Knowing we are each having our own experience (and I’m assuming you do know that, possibly accept and/or understand it, or are willing to participate in this moment with me by temporarily suspending your skepticism on this point…) it still hasn’t been easy to describe or even understand why some things hurt, however briefly, when upon rational examination they seem so reasonable. Take ‘feedback’ for example. (I’ll define that as a moment of verbal information offered from one individual to another regarding a specific shared experience or communication that the offered information addresses directly, either by way of a desired correction in verbiage, demeanor, or behavior, or to offer praise in support of specific verbiage, demeanor, or behavior. Sound reasonable? I’m hoping that definition excludes humor, and meanness… ) I sometimes take feedback very badly – and sometimes quite appreciatively and graciously (I know, I’ve been there. lol). It’s got to be hard on people who care about me to find themselves facing tears over sometime really simple and well-intended. I’m very sure I’m right about that, because they also often seem very relieved and appreciative when it goes well. I think I figured out something about the feedback thing I didn’t understand before… but, I am not sure I can easily describe what I think I understand.
How about a metaphor? If I am holding hands with my lover, and gently stroking the delicate skin of the inside of their wrist with my thumb, softly, sensuously, over and over… eventually, even though I love them, and even though initially it probably felt lovely, it becomes irritating (try it, don’t take my word for it). Likewise, if I am wounded or have an injury, touches, however gentle, to that source of pain will definitely hurt – even if the intention is not hurtful, and the touch itself, in some other place, would be welcome. So… perhaps, some specific topics of feedback, or specific requests, delivered often enough over a lifetime eventually sting a bit, even if they are ‘right on the mark’ and quite properly needful, and even ‘welcomed’ once the sting is gone? Perhaps some feedback lands on old wounds that are not properly healed? Yep… I think that gets my point… but I don’t know what to properly do with this thought. (Other than ‘share it with the world via blog post’. lol) How do I hear and make use of good feedback without taking it personally or allowing it to pull at old wounds?

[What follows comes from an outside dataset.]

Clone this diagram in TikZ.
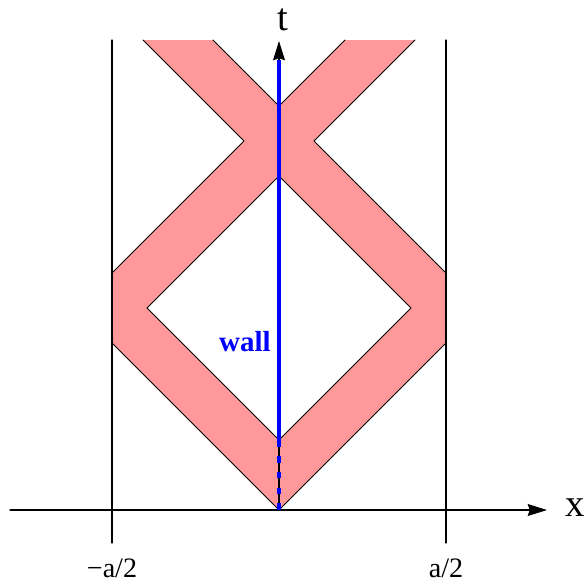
\documentclass[tikz,border=0pt]{standalone}
\usepackage{fontspec}
\setmainfont{Liberation Serif}
\usetikzlibrary{arrows.meta}
\definecolor{pulsepink}{RGB}{255,153,153}
\definecolor{wallblue}{RGB}{0,0,255}

\begin{document}
\begin{tikzpicture}[x=0.02cm,y=0.02cm,>={Stealth[length=11pt,width=6.8pt,inset=1.2pt]},line cap=round,line join=round]
    \useasboundingbox (-279,-73) rectangle (308,510);
    \coordinate (O) at (0,0);
    \coordinate (xstart) at (-269,0);
    \coordinate (xend) at (268,0);
    \coordinate (tend) at (0,469);
    \coordinate (wallbot) at (0,68);
    \coordinate (walltop) at (0,450);

    % pulse reflected at both walls
    \fill[pulsepink,even odd rule] (0,0)--(-167,167)--(-167,237)--(-35,369)--(-136,470)--(-66,470)--(0,404)
        --(66,470)--(136,470)--(35,369)--(167,237)--(167,167)--cycle
        (0,70)--(-132,202)--(0,334)--(132,202)--cycle;
    \draw[line width=0.5pt] (-136,470)--(-35,369)--(-167,237) (-167,167)--(0,0)--(167,167) (167,237)--(35,369)--(136,470);
    \draw[line width=0.5pt] (-66,470)--(0,404)--(66,470);
    \draw[line width=0.5pt] (0,70)--(-132,202)--(0,334)--(132,202)--cycle;

    % walls at -a/2 and a/2
    \foreach \s in {-1,1}{\draw[line width=0.6pt] (\s*167,-33)--(\s*167,470);}

    % axes
    \draw[->,line width=0.6pt] (xstart)--(xend);
    \draw[->,line width=0.6pt] (O)--(tend);
    \draw[wallblue,line width=2.4pt,line cap=butt] (wallbot)--(walltop);
    \draw[wallblue,line width=2.4pt,line cap=butt,dash pattern=on 3.8pt off 5.2pt] (O)--(wallbot);

    \node[font=\fontsize{22}{26}\selectfont] (tlab) at (4,490) {t};
    \node[font=\fontsize{22}{26}\selectfont] (xlab) at (296,2) {x};
    \node[font=\fontsize{16}{19}\selectfont] (mlab) at (-167,-58) {−a/2};
    \node[font=\fontsize{16}{19}\selectfont] (plab) at (167,-58) {a/2};
    \node[wallblue,font=\bfseries\fontsize{16.5}{20}\selectfont,anchor=east,inner sep=0pt] (walllab) at (-8,168) {wall};
\end{tikzpicture}
\end{document}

I know I can’t reasonably expect my loved ones and friends to read my mind, or know what bits of long-standing pain and delicacy are lurking in my great unknown. One more thing to think about.
I’m in a good place today. It’s a nice day at home, doing some housework, doing some homework, and hoping that each opportunity to share an experience with my partners is the sort that builds a memory worth hanging onto for a lifetime. 🙂


It used to feel like my skin was paper and someone was trying (oh so gently) to erase ink off it. The paper gives before the ink does, and my ex just did. not. get it. Or maybe he just wanted to act like I was attacking him or rejecting him by asking him (verbally or otherwise) to stop. I don’t spend a lot of energy looking for more charitable explanations for his behavior.
Anyway, when things hurt me that seem like they oughtn’t based on rational examination? It’s usually because my rationale is ignoring context and baggage from all the other times that X came with a side of Y. The rational examination is dismissing perspective, and sometimes even lived experience.
I wonder if some of my glib shortcut phrases for “This hurts more than I want to admit and I’m not going to talk about it” are still serving to protect me or if they’re keeping me from the introspection necessary to grow.